- [Exercise] Whenever a line contains the string "that", copy it out of the entries.

+++++

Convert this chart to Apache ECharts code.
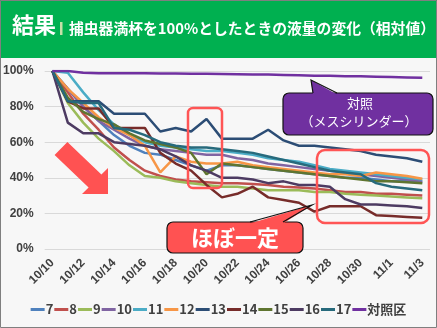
<!DOCTYPE html>
<html><head><meta charset="utf-8">
<script src="https://cdn.jsdelivr.net/npm/echarts@6/dist/echarts.min.js"></script>
<style>html,body{margin:0;padding:0;background:#f7f7f7}#c{width:437px;height:328px}</style>
</head><body><div id="c"></div>
<script>
const categories = ['10/10','10/11','10/12','10/13','10/14','10/15','10/16','10/17','10/18','10/19','10/20','10/21','10/22','10/23','10/24','10/25','10/26','10/27','10/28','10/29','10/30','10/31','11/1','11/2','11/3'];
const seriesNames = ['7','8','9','10','11','12','13','14','15','16','17','対照区'];
const s7  = [100,90,80,72,64,58,54,53,50,47,44,47,47,46,45,44,43,42,41,40,40,39,38,38,37.5];
const s8  = [100,88,76,67,57,50,44,41,39,38,37.5,37,37,36.5,36,35,34.5,34,33,32,32,31,31,30.5,30];
const s9  = [100,82,71,62,55,47,41,40,38,37,36,35,35,34,33,33,33,32,32,31,30.5,30,29.5,29,28.5];
const s10 = [100,90,80,72,67,62,58,56,55,54,53,53,51,50,48,47,46,45,44,43,42,41,40,39,38];
const s11 = [100,99,88,78,70,64,60,58,57,56,55,55,54,53,51,50,49,47,45,44,43,42,41,40,39];
const s12 = [100,90,82,74,68,64,58,43,52,49,48,48,49,47,46,45,44,43,42,42,41,43,42,41,39.5];
const s13 = [100,83,83,83,76,76,76,66,68,66,73,62,62,62,67,61,58,58,57,56,55,53,52,51,49];
const s14 = [100,83,79,79,68,68,68,54,48,44,36,29,31,35,29,27.5,26,21,24,24,24,19,18.5,18,17.5];
const s15 = [100,85,77,73,70,65,61,59,57,54,42,48,47,46,45,44,43,42,41,40,39,38,38,37.5,37];
const s16 = [100,71,65,65,60,59,58,56,52,47,44,40,40,39,37,38,36,36,35,28,25,25,24.5,24,23];
const s17 = [100,83,82,82,68,67,64,60,58,57,57,56,55,54,52,50,48,46,44,43,42,37,35,34,33];
const control = [100,100,99,98.8,98.8,98.7,98.7,98.6,98.6,98.5,98.4,98.3,98.2,98.1,98,97.8,97.6,97.4,97.3,97.1,97,96.8,96.6,96.4,96.2];
const yTicks = [0,20,40,60,80,100];

const values = [s7,s8,s9,s10,s11,s12,s13,s14,s15,s16,s17,control];
const colors = ['#4F81BD','#C0504D','#9BBB59','#8064A2','#4BACC6','#F79646','#2C4D75','#772C2A','#5F7530','#4D3B62','#276A7C','#7030A0'];

const chart = echarts.init(document.getElementById('c'));
const FONT = '"Noto Sans CJK JP", "Liberation Sans", sans-serif';
chart.setOption({
  animation: false,
  backgroundColor: '#f7f7f7',
  color: colors,
  grid: {left: 43, right: 7, top: 71, bottom: 79},
  xAxis: {
    type: 'category', data: categories, boundaryGap: true,
    axisLine: {show: false}, axisTick: {show: false},
    axisLabel: {interval: 1, rotate: 45, margin: 12, color: '#404040', fontWeight: 'bold', fontSize: 12, fontFamily: 'Liberation Sans'}
  },
  yAxis: {
    type: 'value', min: yTicks[0], max: yTicks[yTicks.length-1], interval: 20,
    axisLine: {show: false}, axisTick: {show: false},
    splitLine: {lineStyle: {color: '#d9d9d9', width: 1}},
    axisLabel: {formatter: '{value}%', margin: 11, color: '#404040', fontWeight: 'bold', fontSize: 12, fontFamily: 'Liberation Sans'}
  },
  legend: {
    left: 'center', top: 298, icon: 'rect', itemWidth: 14, itemHeight: 3, itemGap: 1,
    data: seriesNames,
    textStyle: {color: '#404040', fontWeight: 'bold', fontSize: 13, fontFamily: FONT, padding: [0,0,0,-4]}
  },
  series: seriesNames.map((n, i) => ({
    name: n, type: 'line', data: values[i], symbol: 'none',
    lineStyle: {width: 2.5, color: colors[i]}, itemStyle: {color: colors[i]}
  })),
  graphic: [
    {type: 'rect', z: 100, shape: {x: 0, y: 0, width: 437, height: 58}, style: {fill: '#00B050'}},
    {type: 'text', z: 101, style: {x: 12, y: 25, text: '結果', fill: '#fff', font: 'bold 22px ' + FONT, verticalAlign: 'middle'}},
    {type: 'rect', z: 101, shape: {x: 60, y: 22, width: 2.5, height: 13}, style: {fill: '#c6e0a8'}},
    {type: 'text', z: 101, style: {x: 69, y: 28.5, text: '捕虫器満杯を100%としたときの液量の変化（相対値）', fill: '#fff', font: 'bold 14.8px ' + FONT, verticalAlign: 'middle'}},
    {type: 'rect', z: 102, shape: {x: 0.5, y: 0.5, width: 436, height: 327}, style: {fill: null, stroke: '#7f7f7f', lineWidth: 1}},
    {type: 'polygon', z: 100, shape: {points: [[67.4,142.1],[101.4,174.6],[108,168],[108,194],[82,194],[88.6,187.4],[54.6,154.9]]}, style: {fill: '#ff5252'}},
    {type: 'rect', z: 100, shape: {x: 188, y: 108, width: 34, height: 80, r: 5}, style: {fill: null, stroke: '#ff5555', lineWidth: 2.5}},
    {type: 'rect', z: 100, shape: {x: 317, y: 150, width: 112, height: 73, r: 8}, style: {fill: null, stroke: '#ff5555', lineWidth: 2.5}},
    {type: 'rect', z: 100, shape: {x: 283, y: 93, width: 150, height: 42, r: 6}, style: {fill: '#7030A0', stroke: '#111', lineWidth: 1.2}},
    {type: 'polygon', z: 101, shape: {points: [[313,94.5],[311,80],[337,94.5]]}, style: {fill: '#7030A0'}},
    {type: 'polyline', z: 101, shape: {points: [[313,93],[311,80],[337,93]]}, style: {fill: null, stroke: '#111', lineWidth: 1.2}},
    {type: 'text', z: 102, style: {x: 360, y: 103, text: '対照', fill: '#fff', font: '13px ' + FONT, align: 'center', verticalAlign: 'middle'}},
    {type: 'text', z: 102, style: {x: 359, y: 121, text: '（メスシリンダー）', fill: '#fff', font: '13px ' + FONT, align: 'center', verticalAlign: 'middle'}},
    {type: 'rect', z: 100, shape: {x: 167, y: 222, width: 136, height: 31, r: 6}, style: {fill: '#ff5252', stroke: '#111', lineWidth: 1.2}},
    {type: 'polygon', z: 101, shape: {points: [[250,223.5],[312,205],[283,223.5]]}, style: {fill: '#ff5252'}},
    {type: 'polyline', z: 101, shape: {points: [[250,222],[312,205],[283,222]]}, style: {fill: null, stroke: '#111', lineWidth: 1.2}},
    {type: 'text', z: 102, style: {x: 235, y: 238, text: 'ほぼ一定', fill: '#fff', font: 'bold 22px ' + FONT, align: 'center', verticalAlign: 'middle'}}
  ]
});
</script></body></html>
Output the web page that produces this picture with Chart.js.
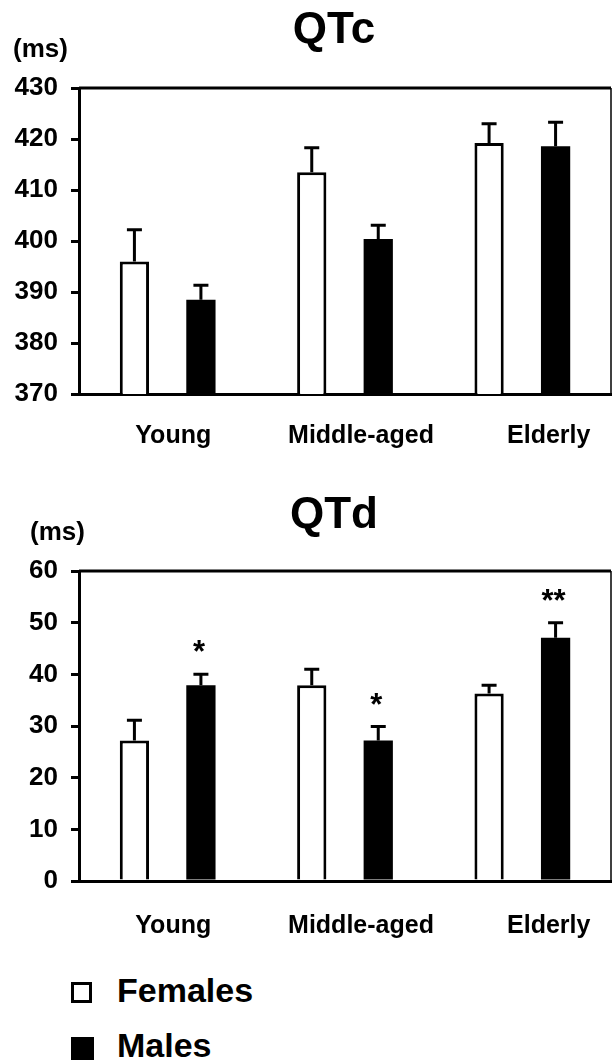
<!DOCTYPE html>
<html>
<head>
<meta charset="utf-8">
<script src="https://cdn.jsdelivr.net/npm/chart.js@4.4.1/dist/chart.umd.min.js"></script>
<style>
  body { margin: 0; background: #fff; width: 612px; height: 1064px; overflow: hidden; position: relative; }
  canvas { position: absolute; left: 0; }
  #qtc { top: 0; }
  #qtd { top: 480px; }
  .legend { position: absolute; left: 71px; font: bold 34px "Liberation Sans", Arial, sans-serif; color: #000; }
  .legend span.box { display: inline-block; width: 15px; height: 15px; border: 3px solid #000; vertical-align: top; }
  .legend span.txt { position: absolute; left: 46px; top: -11px; white-space: nowrap; }
</style>
</head>
<body>
<canvas id="qtc" width="612" height="480"></canvas>
<canvas id="qtd" width="612" height="480"></canvas>
<div class="legend" style="top:982px"><span class="box" style="background:#fff"></span><span class="txt">Females</span></div>
<div class="legend" style="top:1037px"><span class="box" style="background:#000;width:17px;height:17px"></span><span class="txt">Males</span></div>
<script>
const groups = ['Young', 'Middle-aged', 'Elderly'];

const qtcFemales = [396.0, 413.5, 419.2];
const qtcFemalesErr = [6.2, 4.8, 3.8];
const qtcMales = [388.5, 400.4, 418.6];
const qtcMalesErr = [2.8, 2.7, 4.7];

const qtdFemales = [27.2, 37.9, 36.3];
const qtdFemalesErr = [3.9, 3.1, 1.6];
const qtdMales = [37.9, 27.2, 47.1];
const qtdMalesErr = [2.1, 2.7, 2.9];
const qtdMalesSig = ['*', '*', '**'];

const FONT = '"Liberation Sans", Arial, sans-serif';
// the group labels sit a little off the bar pairs in the original
const labelPad = [['', '   '], ['', ''], ['   ', '']];

const panel = {
    id: 'panel',
    beforeDatasetsDraw(chart) {
        const a = chart.chartArea, ctx = chart.ctx;
        ctx.save();
        ctx.strokeStyle = '#000';
        ctx.lineWidth = 3;
        ctx.beginPath();
        ctx.moveTo(a.left, a.top);
        ctx.lineTo(a.right, a.top);
        ctx.stroke();
        ctx.lineWidth = 1.5;
        ctx.beginPath();
        ctx.moveTo(a.right, a.top);
        ctx.lineTo(a.right, a.bottom);
        ctx.stroke();
        ctx.restore();
    },
    afterDatasetsDraw(chart, args, opts) {
        const ctx = chart.ctx, y = chart.scales.y;
        ctx.save();
        ctx.strokeStyle = '#000';
        ctx.fillStyle = '#000';
        ctx.lineWidth = 3;
        chart.data.datasets.forEach((ds, d) => {
            chart.getDatasetMeta(d).data.forEach((bar, i) => {
                const top = y.getPixelForValue(ds.data[i] + ds.err[i]);
                ctx.beginPath();
                ctx.moveTo(bar.x, bar.y);
                ctx.lineTo(bar.x, top);
                ctx.moveTo(bar.x - 7.5, top);
                ctx.lineTo(bar.x + 7.5, top);
                ctx.stroke();
                if (ds.sig && ds.sig[i]) {
                    ctx.font = 'bold 31px ' + FONT;
                    ctx.textAlign = 'center';
                    ctx.textBaseline = 'alphabetic';
                    ctx.fillText(ds.sig[i], bar.x - 2, top - 12);
                }
            });
        });
        ctx.restore();
    },
    afterDraw(chart, args, opts) {
        const a = chart.chartArea, ctx = chart.ctx;
        ctx.save();
        ctx.fillStyle = '#000';
        ctx.textBaseline = 'alphabetic';
        ctx.font = 'bold 44px ' + FONT;
        ctx.textAlign = 'center';
        ctx.fillText(opts.title, (a.left + a.right) / 2 - 11, a.top - opts.titleGap);
        ctx.font = 'bold 26px ' + FONT;
        ctx.textAlign = 'left';
        ctx.fillText('(ms)', opts.unitX, a.top - 31);
        ctx.restore();
    }
};

function makeChart(id, fem, femErr, mal, malErr, malSig, min, max, top, plotH, labelGap, title, titleGap, unitX) {
    return new Chart(document.getElementById(id), {
        type: 'bar',
        data: {
            labels: groups,
            datasets: [
                { label: 'Females', data: fem, err: femErr, backgroundColor: '#fff', borderColor: '#000', borderWidth: 3 },
                { label: 'Males', data: mal, err: malErr, sig: malSig, backgroundColor: '#000', borderColor: '#000', borderWidth: 0 }
            ]
        },
        options: {
            responsive: false,
            animation: false,
            categoryPercentage: 0.75,
            barPercentage: 0.44,
            layout: { padding: { top: top, right: 1, left: 0, bottom: 0 } },
            plugins: {
                legend: { display: false },
                tooltip: { enabled: false },
                panel: { title: title, titleGap: titleGap, unitX: unitX }
            },
            scales: {
                x: {
                    grid: { display: false, drawTicks: false },
                    border: { display: true, color: '#000', width: 3 },
                    ticks: {
                        color: '#000', font: { family: FONT, size: 25, weight: 'bold' }, padding: labelGap, labelOffset: 16,
                        callback(v, i) { return labelPad[i][0] + groups[i] + labelPad[i][1]; }
                    },
                    afterFit(s) { s.height = 480 - top - plotH; }
                },
                y: {
                    min: min, max: max,
                    grid: { drawOnChartArea: false, color: '#000', lineWidth: 3, tickLength: 8 },
                    border: { display: true, color: '#000', width: 3 },
                    ticks: { stepSize: 10, color: '#000', font: { family: FONT, size: 26, weight: 'bold' }, padding: 13 },
                    afterFit(s) { s.width = 79; }
                }
            }
        },
        plugins: [panel]
    });
}

makeChart('qtc', qtcFemales, qtcFemalesErr, qtcMales, qtcMalesErr, null, 370, 430, 88, 306, 27, 'QTc', 45, 13);
makeChart('qtd', qtdFemales, qtdFemalesErr, qtdMales, qtdMalesErr, qtdMalesSig, 0, 60, 91, 310, 30, 'QTd', 43, 30);
</script>
</body>
</html>
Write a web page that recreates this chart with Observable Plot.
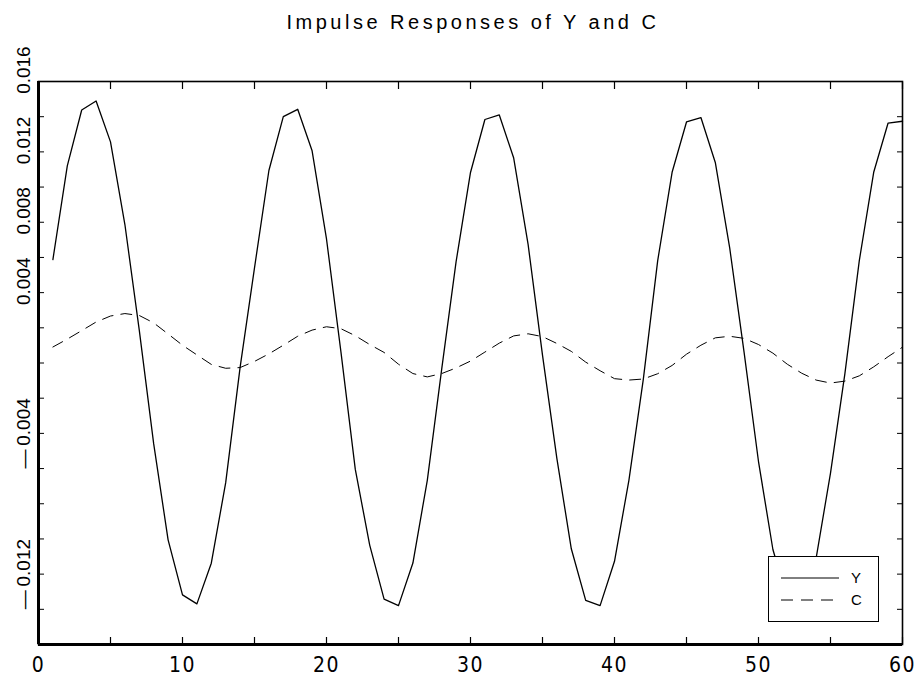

+++++

- [Task result]
Output the web page that produces this picture with Chart.js.
Write a web page that recreates this chart with Observable Plot.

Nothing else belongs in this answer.